The audio signal can be of two types (i) single channel or mono-signal and (ii) multi-channel or stereo signal to produce spatial effects. The stereo signal is a multi-channel signal comprised of two channels, namely left and right channels. Generally the audio signals in the two channels have a large correlation between them. By using this correlation the stereo channels can be coded more efficiently. Instead of directly coding the stereo channels, if their sum and difference signals are coded and transmitted where the correlation is high, a better quality of sound is achieved at a same bit rate. When the audio signal is a stereo signal, the audio coder can operate in two modes (a) normal mode and (b) M-S mode. The M-S mode means encoding the sum and difference of the left and right channels of the stereo. Currently the decision to switch between the normal and M-S modes is based on the PE. As explained before, computing PE is very computation intensive and inconsistent.

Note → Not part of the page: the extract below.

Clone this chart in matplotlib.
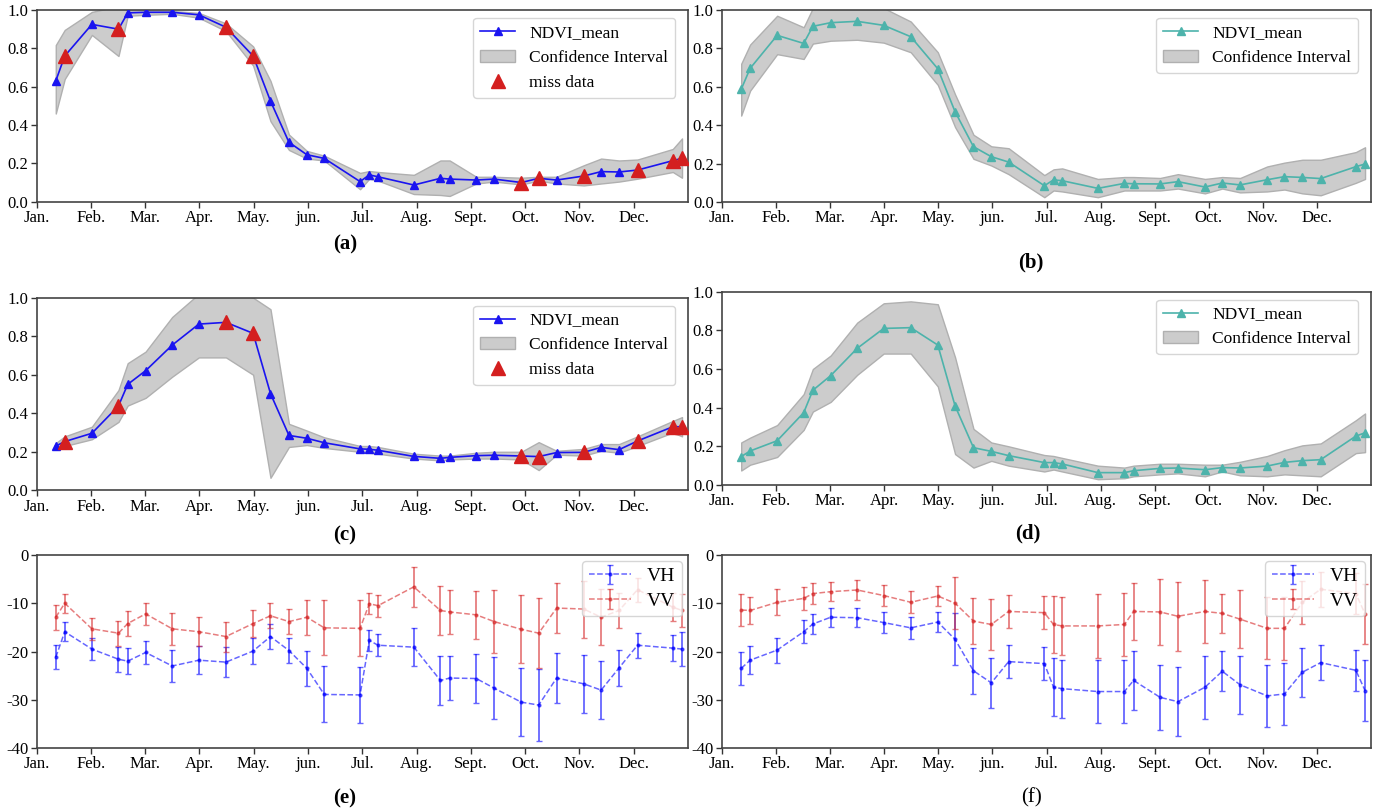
import numpy as np
import matplotlib.pyplot as plt

plt.rcParams['font.family'] = ['Liberation Serif', 'DejaVu Serif']
plt.rcParams['axes.unicode_minus'] = False

# acquisition positions, in months since 1 Jan
months_x = [0.355, 0.52, 1.02, 1.51, 1.68, 2.01, 2.5, 2.99, 3.49, 3.99, 4.31,
            4.65, 4.98, 5.30, 5.96, 6.13, 6.29, 6.95, 7.44, 7.61, 8.10, 8.43,
            8.93, 9.25, 9.58, 10.08, 10.40, 10.73, 11.07, 11.72, 11.89]
month_labels = ['Jan.', 'Feb.', 'Mar.', 'Apr.', 'May.', 'jun.', 'Jul.', 'Aug.',
                'Sept.', 'Oct.', 'Nov.', 'Dec.']
miss_idx = [1, 3, 8, 9, 22, 23, 25, 28, 29, 30]

# (a)
a_mean = [0.63, 0.76, 0.925, 0.90, 0.985, 0.988, 0.988, 0.975, 0.91, 0.76, 0.525,
          0.31, 0.245, 0.226, 0.105, 0.14, 0.13, 0.087, 0.122, 0.118, 0.113, 0.118,
          0.10, 0.122, 0.113, 0.134, 0.157, 0.155, 0.165, 0.214, 0.226]
a_up = [0.817, 0.896, 0.99, 1.02, 1.0, 1.0, 0.995, 0.985, 0.93, 0.81, 0.63,
        0.35, 0.265, 0.24, 0.15, 0.16, 0.155, 0.14, 0.215, 0.215, 0.13, 0.13,
        0.125, 0.13, 0.13, 0.19, 0.225, 0.215, 0.22, 0.275, 0.33]
a_lo = [0.46, 0.64, 0.87, 0.76, 0.97, 0.975, 0.98, 0.96, 0.89, 0.71, 0.42,
        0.27, 0.225, 0.215, 0.065, 0.12, 0.11, 0.04, 0.035, 0.03, 0.095, 0.105,
        0.09, 0.11, 0.095, 0.085, 0.095, 0.105, 0.12, 0.155, 0.125]

# (b)
b_mean = [0.587, 0.696, 0.868, 0.826, 0.915, 0.934, 0.941, 0.92, 0.861, 0.694, 0.47,
          0.288, 0.236, 0.208, 0.085, 0.115, 0.111, 0.071, 0.097, 0.095, 0.094, 0.106,
          0.078, 0.099, 0.089, 0.116, 0.132, 0.128, 0.122, 0.184, 0.198]
b_up = [0.72, 0.82, 0.97, 0.91, 1.01, 1.03, 1.03, 1.01, 0.94, 0.78, 0.56,
        0.35, 0.29, 0.28, 0.14, 0.17, 0.175, 0.12, 0.13, 0.13, 0.125, 0.145,
        0.12, 0.13, 0.125, 0.185, 0.205, 0.22, 0.22, 0.26, 0.285]
b_lo = [0.45, 0.58, 0.77, 0.745, 0.825, 0.84, 0.845, 0.83, 0.78, 0.61, 0.39,
        0.225, 0.19, 0.145, 0.025, 0.06, 0.055, 0.025, 0.06, 0.06, 0.06, 0.07,
        0.045, 0.07, 0.05, 0.055, 0.065, 0.045, 0.035, 0.1, 0.12]

# (c)
c_mean = [0.23, 0.253, 0.296, 0.438, 0.55, 0.621, 0.754, 0.863, 0.872, 0.815, 0.502,
          0.285, 0.27, 0.247, 0.215, 0.213, 0.208, 0.176, 0.166, 0.171, 0.18, 0.182,
          0.178, 0.175, 0.196, 0.197, 0.223, 0.211, 0.256, 0.33, 0.33]
c_up = [0.245, 0.28, 0.33, 0.52, 0.66, 0.72, 0.9, 1.02, 1.04, 1.0, 0.94,
        0.345, 0.31, 0.275, 0.23, 0.23, 0.225, 0.19, 0.18, 0.18, 0.195, 0.2,
        0.2, 0.25, 0.205, 0.215, 0.24, 0.24, 0.28, 0.36, 0.38]
c_lo = [0.215, 0.23, 0.265, 0.355, 0.44, 0.48, 0.59, 0.69, 0.69, 0.6, 0.065,
        0.225, 0.235, 0.22, 0.2, 0.195, 0.19, 0.165, 0.155, 0.16, 0.165, 0.165,
        0.16, 0.105, 0.185, 0.18, 0.205, 0.195, 0.23, 0.3, 0.28]

# (d)
d_mean = [0.147, 0.176, 0.229, 0.374, 0.49, 0.566, 0.707, 0.81, 0.814, 0.724, 0.409,
          0.193, 0.174, 0.152, 0.116, 0.116, 0.109, 0.064, 0.064, 0.074, 0.086, 0.088,
          0.079, 0.09, 0.088, 0.098, 0.117, 0.126, 0.131, 0.253, 0.27]
d_up = [0.22, 0.245, 0.31, 0.47, 0.6, 0.67, 0.84, 0.94, 0.95, 0.935, 0.66,
        0.29, 0.22, 0.2, 0.155, 0.15, 0.14, 0.1, 0.09, 0.1, 0.11, 0.11,
        0.105, 0.105, 0.12, 0.15, 0.18, 0.205, 0.215, 0.335, 0.37]
d_lo = [0.075, 0.105, 0.145, 0.285, 0.38, 0.43, 0.57, 0.68, 0.68, 0.51, 0.16,
        0.09, 0.125, 0.1, 0.07, 0.08, 0.07, 0.03, 0.035, 0.045, 0.055, 0.06,
        0.045, 0.07, 0.05, 0.045, 0.055, 0.05, 0.045, 0.165, 0.17]

# (e) backscatter, dB
e_vh = [-21.2, -15.9, -19.5, -21.6, -22.0, -20.2, -23.0, -21.8, -22.2, -19.9, -16.9,
        -19.8, -23.5, -28.9, -29.0, -17.7, -18.7, -19.1, -26.0, -25.5, -25.6, -27.6,
        -30.5, -31.1, -25.5, -26.7, -28.0, -23.4, -18.7, -19.3, -19.5]
e_vh_err = [2.5, 2.0, 2.3, 2.55, 2.65, 2.3, 3.25, 2.9, 3.1, 2.75, 2.6,
            2.6, 3.6, 5.8, 5.85, 2.25, 2.25, 3.95, 5.15, 4.6, 5.0, 6.45,
            7.1, 7.45, 5.25, 5.95, 5.95, 3.8, 2.55, 2.75, 3.5]
e_vv = [-12.9, -10.0, -15.3, -16.2, -14.2, -12.2, -15.3, -15.9, -16.9, -14.2, -12.6,
        -13.8, -12.9, -15.1, -15.2, -10.1, -10.5, -6.6, -11.5, -11.8, -12.4, -13.8,
        -15.4, -16.2, -11.0, -11.2, -12.9, -11.5, -7.2, -10.8, -11.5]
e_vv_err = [2.55, 1.95, 2.25, 2.6, 2.6, 2.3, 3.3, 3.0, 3.1, 2.75, 2.6,
            2.65, 3.6, 5.7, 5.8, 2.15, 2.3, 4.1, 5.05, 4.6, 4.95, 6.45,
            7.05, 7.3, 5.2, 5.9, 5.8, 3.7, 2.5, 2.85, 3.5]

# (f)
f_vh = [-23.5, -21.8, -19.7, -15.9, -14.3, -12.9, -13.0, -14.0, -15.1, -13.9, -17.5,
        -24.0, -26.5, -22.1, -22.5, -27.4, -27.7, -28.3, -28.3, -26.0, -29.5, -30.4,
        -27.4, -24.1, -26.9, -29.2, -28.8, -24.3, -22.3, -23.9, -28.1]
f_vh_err = [3.35, 2.85, 2.6, 2.4, 2.15, 1.95, 1.95, 2.1, 2.25, 2.05, 5.4,
            4.75, 5.25, 3.4, 3.4, 6.0, 6.0, 6.55, 6.55, 6.05, 6.8, 7.15,
            6.5, 4.15, 6.0, 6.45, 6.45, 5.05, 3.55, 4.25, 6.25]
f_vv = [-11.4, -11.5, -9.8, -9.0, -8.0, -7.6, -7.25, -8.4, -9.8, -8.5, -10.0,
        -13.7, -14.4, -11.7, -11.95, -14.4, -14.7, -14.7, -14.4, -11.7, -11.8, -12.7,
        -11.7, -12.1, -13.3, -15.2, -15.2, -9.8, -7.1, -8.0, -12.2]
f_vv_err = [3.35, 2.85, 2.7, 2.4, 2.15, 1.95, 2.0, 2.25, 2.3, 2.1, 5.4,
            4.7, 5.25, 3.5, 3.45, 6.0, 5.95, 6.6, 6.5, 6.0, 6.85, 7.2,
            6.5, 4.1, 5.95, 6.45, 6.5, 4.5, 3.6, 4.2, 6.25]

BLUE = '#1a14f0'
TEAL = '#4db3ab'
RED = '#d41f1f'
TICK_FS = 12


def style_axes(ax):
    ax.set_xlim(0, 12)
    ax.set_xticks(range(12))
    ax.set_xticklabels(month_labels)
    ax.tick_params(labelsize=TICK_FS, length=4, width=1, color='#333333', pad=2)
    for s in ax.spines.values():
        s.set_color('#444444')
        s.set_linewidth(1.2)


def ndvi_panel(ax, mean, lo, hi, color, miss=None):
    x = np.array(months_x)
    fill = ax.fill_between(x, lo, hi, facecolor='#cccccc', edgecolor='#b0b0b0',
                           linewidth=1, zorder=1, label='Confidence Interval')
    line, = ax.plot(x, mean, color=color, marker='^', ms=6, lw=1.2, zorder=3,
                    label='NDVI_mean')
    handles = [line, fill]
    if miss is not None:
        mm = np.array(mean)[miss]
        red, = ax.plot(x[miss], mm, ls='none', marker='^', ms=10, color=RED,
                       zorder=4, label='miss data')
        handles.append(red)
    ax.set_ylim(0, 1)
    ax.set_yticks(np.arange(0, 1.01, 0.2))
    ax.set_yticklabels(['%.1f' % v for v in np.arange(0, 1.01, 0.2)])
    style_axes(ax)
    ax.legend(handles=handles, loc='upper right', fontsize=12.5,
              bbox_to_anchor=(0.992, 1.0), borderaxespad=0.45)


def sar_panel(ax, vh, vh_err, vv, vv_err):
    x = np.array(months_x)
    ax.errorbar(x, vh, yerr=vh_err, fmt='--', marker='.', ms=4, color='b',
                alpha=0.6, capsize=2, elinewidth=1.3, lw=1.1, label='VH')
    ax.errorbar(x, vv, yerr=vv_err, fmt='--', marker='.', ms=4, color='#d62728',
                alpha=0.6, capsize=2, elinewidth=1.3, lw=1.1, label='VV')
    ax.set_ylim(-40, 0)
    ax.set_yticks([0, -10, -20, -30, -40])
    style_axes(ax)
    ax.legend(loc='upper right', fontsize=14, borderaxespad=0.3,
              handlelength=2.2, labelspacing=0.35, borderpad=0.35)


fig = plt.figure(figsize=(13.86, 8.09), dpi=100)
W, H = 1386.0, 809.0


def axes_px(x0, x1, y0, y1):
    return fig.add_axes([x0 / W, 1 - y1 / H, (x1 - x0) / W, (y1 - y0) / H])


ax_a = axes_px(36.5, 688, 10, 201.7)
ax_b = axes_px(722, 1371, 10, 202)
ax_c = axes_px(36.5, 688, 297.7, 490.3)
ax_d = axes_px(722, 1371, 291.7, 485)
ax_e = axes_px(36.5, 688, 555, 748)
ax_f = axes_px(722, 1371, 555, 748)

ndvi_panel(ax_a, a_mean, a_lo, a_up, BLUE, miss_idx)
ndvi_panel(ax_b, b_mean, b_lo, b_up, TEAL)
ndvi_panel(ax_c, c_mean, c_lo, c_up, BLUE, miss_idx)
ndvi_panel(ax_d, d_mean, d_lo, d_up, TEAL)
sar_panel(ax_e, e_vh, e_vh_err, e_vv, e_vv_err)
sar_panel(ax_f, f_vh, f_vh_err, f_vv, f_vv_err)

for lab, px, py, wt in [('(a)', 345, 244, 'bold'), ('(b)', 1031, 262, 'bold'),
                        ('(c)', 345, 535, 'bold'), ('(d)', 1028, 533, 'bold'),
                        ('(e)', 345, 798, 'bold'), ('(f)', 1031, 798, 'normal')]:
    fig.text(px / W, 1 - py / H, lab, ha='center', va='center', fontsize=15,
             fontweight=wt)

fig.savefig('out.png', dpi=100)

Therefore, there is a need in the art for a computationally efficient quantization technique. Also, there is a need in the art for an improved attack detection technique that is computationally less intensive and more accurate, to improve the compression efficiency of the audio coder. In addition, there is a need in the art for a technique to allocate the bits between the long and short-blocks to improve the computation efficiency of the audio coder. Furthermore, there is also a need in the art for a technique that is computationally efficient and more accurate in switching between the normal and the M-S modes when the audio signal is a stereo signal.